Pull out the lines running from the one with "Rebuild this diagram" to the one with "(k8) at (60,380)", inclusive, word for word. Drop any picture.

» Data entries
+===+

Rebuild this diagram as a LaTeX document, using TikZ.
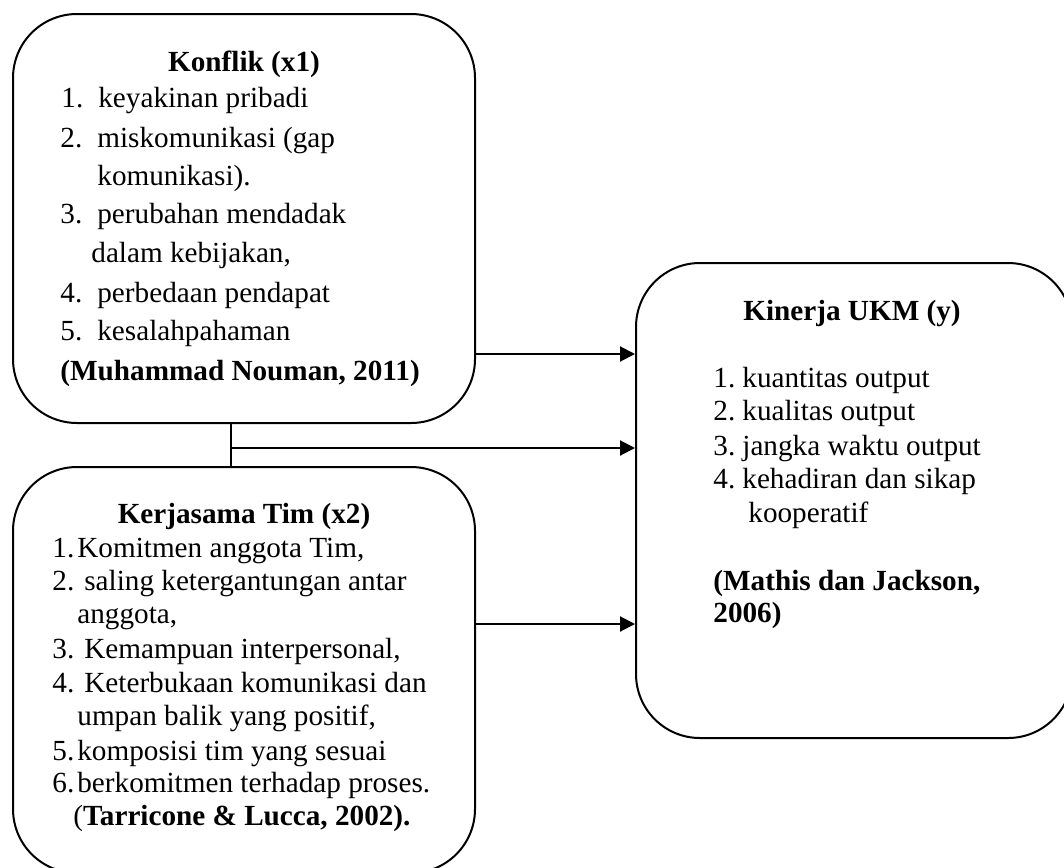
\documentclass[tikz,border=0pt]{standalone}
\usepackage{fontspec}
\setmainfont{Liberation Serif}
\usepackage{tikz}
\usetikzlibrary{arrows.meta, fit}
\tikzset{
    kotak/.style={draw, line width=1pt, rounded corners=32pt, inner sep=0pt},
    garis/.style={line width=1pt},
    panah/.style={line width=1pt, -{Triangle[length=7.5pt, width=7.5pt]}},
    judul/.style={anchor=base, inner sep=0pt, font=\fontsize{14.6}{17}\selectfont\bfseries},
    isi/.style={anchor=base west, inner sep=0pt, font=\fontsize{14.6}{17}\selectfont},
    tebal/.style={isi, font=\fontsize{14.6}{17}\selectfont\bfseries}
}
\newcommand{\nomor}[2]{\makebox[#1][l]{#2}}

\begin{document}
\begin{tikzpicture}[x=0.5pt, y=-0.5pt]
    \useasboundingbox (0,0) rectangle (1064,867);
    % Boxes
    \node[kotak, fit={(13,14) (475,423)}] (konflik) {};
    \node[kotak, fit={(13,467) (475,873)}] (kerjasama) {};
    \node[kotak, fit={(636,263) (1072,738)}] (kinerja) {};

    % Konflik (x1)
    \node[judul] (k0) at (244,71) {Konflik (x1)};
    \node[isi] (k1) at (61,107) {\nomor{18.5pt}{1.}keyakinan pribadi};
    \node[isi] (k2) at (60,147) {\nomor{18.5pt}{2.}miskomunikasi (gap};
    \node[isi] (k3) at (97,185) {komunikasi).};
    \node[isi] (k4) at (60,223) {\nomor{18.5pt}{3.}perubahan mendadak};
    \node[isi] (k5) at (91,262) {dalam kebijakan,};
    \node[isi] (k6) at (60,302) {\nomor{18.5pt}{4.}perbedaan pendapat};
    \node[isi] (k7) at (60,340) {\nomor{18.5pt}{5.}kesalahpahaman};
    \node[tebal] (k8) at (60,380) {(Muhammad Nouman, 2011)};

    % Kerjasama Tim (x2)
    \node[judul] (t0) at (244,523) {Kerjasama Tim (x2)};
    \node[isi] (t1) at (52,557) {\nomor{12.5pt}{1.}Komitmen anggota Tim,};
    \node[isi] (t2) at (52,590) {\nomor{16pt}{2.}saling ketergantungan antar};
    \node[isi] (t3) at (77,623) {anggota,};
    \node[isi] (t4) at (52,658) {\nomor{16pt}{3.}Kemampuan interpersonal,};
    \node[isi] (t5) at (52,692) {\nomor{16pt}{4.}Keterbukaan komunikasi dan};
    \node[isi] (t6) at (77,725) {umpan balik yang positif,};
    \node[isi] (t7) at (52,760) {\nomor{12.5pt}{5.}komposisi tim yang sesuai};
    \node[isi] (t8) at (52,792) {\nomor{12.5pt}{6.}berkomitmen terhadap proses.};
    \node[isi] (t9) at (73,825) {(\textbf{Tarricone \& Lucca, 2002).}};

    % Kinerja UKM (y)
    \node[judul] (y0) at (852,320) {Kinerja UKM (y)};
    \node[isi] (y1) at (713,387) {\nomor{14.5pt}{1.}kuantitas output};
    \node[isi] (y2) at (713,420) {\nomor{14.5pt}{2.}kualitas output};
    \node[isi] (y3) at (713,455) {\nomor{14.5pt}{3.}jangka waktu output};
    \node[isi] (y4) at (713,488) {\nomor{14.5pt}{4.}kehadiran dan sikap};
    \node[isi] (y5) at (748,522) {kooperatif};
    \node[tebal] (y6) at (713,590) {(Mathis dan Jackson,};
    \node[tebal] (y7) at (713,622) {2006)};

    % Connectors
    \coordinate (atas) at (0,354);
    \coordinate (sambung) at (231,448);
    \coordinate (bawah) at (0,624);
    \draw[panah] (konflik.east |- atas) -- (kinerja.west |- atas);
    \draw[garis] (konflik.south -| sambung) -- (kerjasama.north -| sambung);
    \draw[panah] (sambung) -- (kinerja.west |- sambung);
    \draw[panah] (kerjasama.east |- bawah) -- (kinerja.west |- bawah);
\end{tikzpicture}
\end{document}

+===+

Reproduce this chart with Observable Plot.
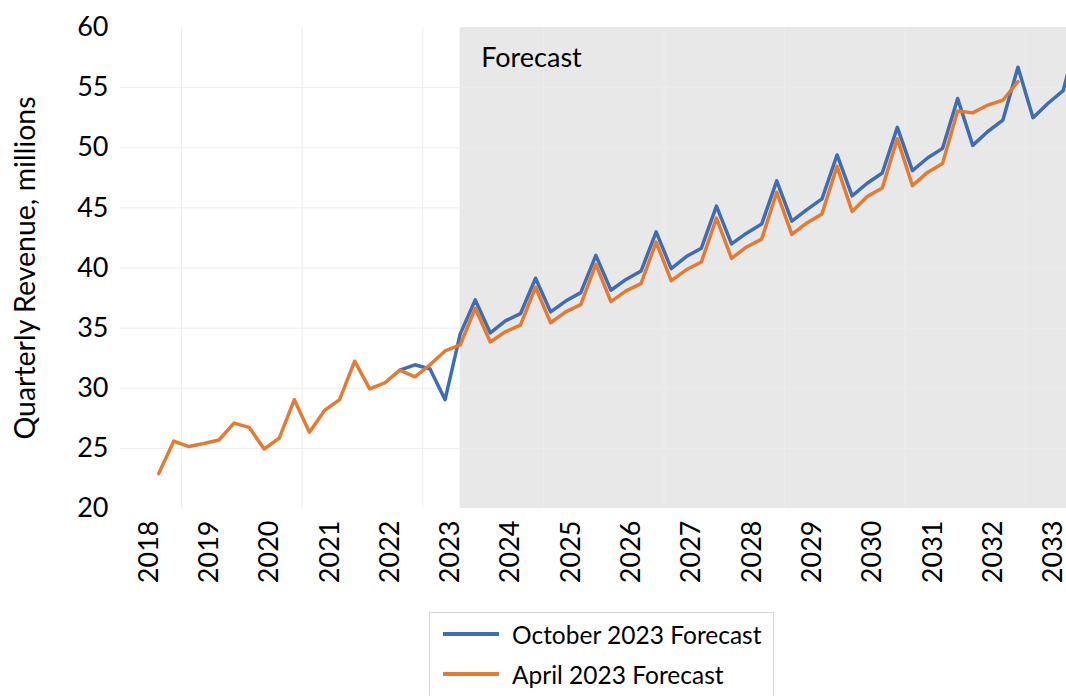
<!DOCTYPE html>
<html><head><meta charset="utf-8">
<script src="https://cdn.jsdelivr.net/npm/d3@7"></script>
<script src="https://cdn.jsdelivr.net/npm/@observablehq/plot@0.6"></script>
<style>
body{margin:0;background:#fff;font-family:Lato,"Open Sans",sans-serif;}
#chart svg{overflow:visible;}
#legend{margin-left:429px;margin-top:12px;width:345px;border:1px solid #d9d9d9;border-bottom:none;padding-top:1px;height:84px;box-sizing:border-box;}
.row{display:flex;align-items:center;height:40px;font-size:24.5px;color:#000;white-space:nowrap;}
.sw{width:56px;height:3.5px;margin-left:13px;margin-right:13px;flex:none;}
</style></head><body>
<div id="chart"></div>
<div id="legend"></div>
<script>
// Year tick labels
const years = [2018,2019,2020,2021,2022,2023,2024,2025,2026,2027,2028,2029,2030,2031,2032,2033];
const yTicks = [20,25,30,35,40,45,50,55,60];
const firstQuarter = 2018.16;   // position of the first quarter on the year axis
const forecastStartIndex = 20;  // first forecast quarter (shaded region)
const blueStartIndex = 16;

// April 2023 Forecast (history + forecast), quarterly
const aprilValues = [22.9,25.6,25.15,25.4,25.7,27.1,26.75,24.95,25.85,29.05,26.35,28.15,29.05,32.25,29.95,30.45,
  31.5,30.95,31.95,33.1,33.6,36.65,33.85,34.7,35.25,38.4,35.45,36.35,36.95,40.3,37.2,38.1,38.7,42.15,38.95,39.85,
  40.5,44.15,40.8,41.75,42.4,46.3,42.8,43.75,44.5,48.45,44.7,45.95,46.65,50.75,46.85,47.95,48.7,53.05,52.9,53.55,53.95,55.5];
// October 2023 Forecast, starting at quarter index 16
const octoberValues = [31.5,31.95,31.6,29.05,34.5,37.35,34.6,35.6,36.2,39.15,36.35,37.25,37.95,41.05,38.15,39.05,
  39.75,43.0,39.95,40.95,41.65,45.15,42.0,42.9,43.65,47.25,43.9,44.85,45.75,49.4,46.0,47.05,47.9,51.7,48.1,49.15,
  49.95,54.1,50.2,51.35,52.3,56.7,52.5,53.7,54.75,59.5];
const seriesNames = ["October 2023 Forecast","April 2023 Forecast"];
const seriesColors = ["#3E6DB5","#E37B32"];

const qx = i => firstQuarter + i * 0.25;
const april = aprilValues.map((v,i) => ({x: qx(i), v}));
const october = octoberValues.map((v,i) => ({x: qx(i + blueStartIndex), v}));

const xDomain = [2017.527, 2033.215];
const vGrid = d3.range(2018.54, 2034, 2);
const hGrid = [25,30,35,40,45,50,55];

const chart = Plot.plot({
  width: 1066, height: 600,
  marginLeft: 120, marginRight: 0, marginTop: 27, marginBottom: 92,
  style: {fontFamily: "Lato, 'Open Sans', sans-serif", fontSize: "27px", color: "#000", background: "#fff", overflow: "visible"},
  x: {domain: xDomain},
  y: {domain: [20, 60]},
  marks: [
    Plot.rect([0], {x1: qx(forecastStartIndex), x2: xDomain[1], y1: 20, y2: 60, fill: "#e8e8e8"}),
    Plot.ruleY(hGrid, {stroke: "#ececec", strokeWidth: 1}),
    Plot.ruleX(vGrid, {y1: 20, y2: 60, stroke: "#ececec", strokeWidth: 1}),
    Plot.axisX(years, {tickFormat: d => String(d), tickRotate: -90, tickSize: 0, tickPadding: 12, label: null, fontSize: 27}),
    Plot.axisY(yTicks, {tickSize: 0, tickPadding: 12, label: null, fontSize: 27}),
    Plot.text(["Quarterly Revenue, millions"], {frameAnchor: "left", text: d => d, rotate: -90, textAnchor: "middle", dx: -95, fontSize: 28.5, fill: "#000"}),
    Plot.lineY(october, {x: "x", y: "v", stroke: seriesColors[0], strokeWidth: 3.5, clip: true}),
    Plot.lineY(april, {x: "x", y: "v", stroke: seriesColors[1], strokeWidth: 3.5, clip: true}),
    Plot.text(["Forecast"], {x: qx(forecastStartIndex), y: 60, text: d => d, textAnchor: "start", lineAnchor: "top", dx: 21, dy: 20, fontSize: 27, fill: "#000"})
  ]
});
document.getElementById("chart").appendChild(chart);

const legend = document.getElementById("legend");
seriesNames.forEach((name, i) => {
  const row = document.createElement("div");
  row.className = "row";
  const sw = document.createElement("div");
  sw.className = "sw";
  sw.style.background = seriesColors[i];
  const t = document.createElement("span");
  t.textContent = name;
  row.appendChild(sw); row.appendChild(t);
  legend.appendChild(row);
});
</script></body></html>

+===+

» Answer to the task
Rebuild this diagram as a LaTeX document, using TikZ.
\documentclass[tikz,border=0pt]{standalone}
\usepackage{fontspec}
\setmainfont{Liberation Serif}
\usepackage{tikz}
\usetikzlibrary{arrows.meta, fit}
\tikzset{
    kotak/.style={draw, line width=1pt, rounded corners=32pt, inner sep=0pt},
    garis/.style={line width=1pt},
    panah/.style={line width=1pt, -{Triangle[length=7.5pt, width=7.5pt]}},
    judul/.style={anchor=base, inner sep=0pt, font=\fontsize{14.6}{17}\selectfont\bfseries},
    isi/.style={anchor=base west, inner sep=0pt, font=\fontsize{14.6}{17}\selectfont},
    tebal/.style={isi, font=\fontsize{14.6}{17}\selectfont\bfseries}
}
\newcommand{\nomor}[2]{\makebox[#1][l]{#2}}

\begin{document}
\begin{tikzpicture}[x=0.5pt, y=-0.5pt]
    \useasboundingbox (0,0) rectangle (1064,867);
    % Boxes
    \node[kotak, fit={(13,14) (475,423)}] (konflik) {};
    \node[kotak, fit={(13,467) (475,873)}] (kerjasama) {};
    \node[kotak, fit={(636,263) (1072,738)}] (kinerja) {};

    % Konflik (x1)
    \node[judul] (k0) at (244,71) {Konflik (x1)};
    \node[isi] (k1) at (61,107) {\nomor{18.5pt}{1.}keyakinan pribadi};
    \node[isi] (k2) at (60,147) {\nomor{18.5pt}{2.}miskomunikasi (gap};
    \node[isi] (k3) at (97,185) {komunikasi).};
    \node[isi] (k4) at (60,223) {\nomor{18.5pt}{3.}perubahan mendadak};
    \node[isi] (k5) at (91,262) {dalam kebijakan,};
    \node[isi] (k6) at (60,302) {\nomor{18.5pt}{4.}perbedaan pendapat};
    \node[isi] (k7) at (60,340) {\nomor{18.5pt}{5.}kesalahpahaman};
    \node[tebal] (k8) at (60,380) {(Muhammad Nouman, 2011)};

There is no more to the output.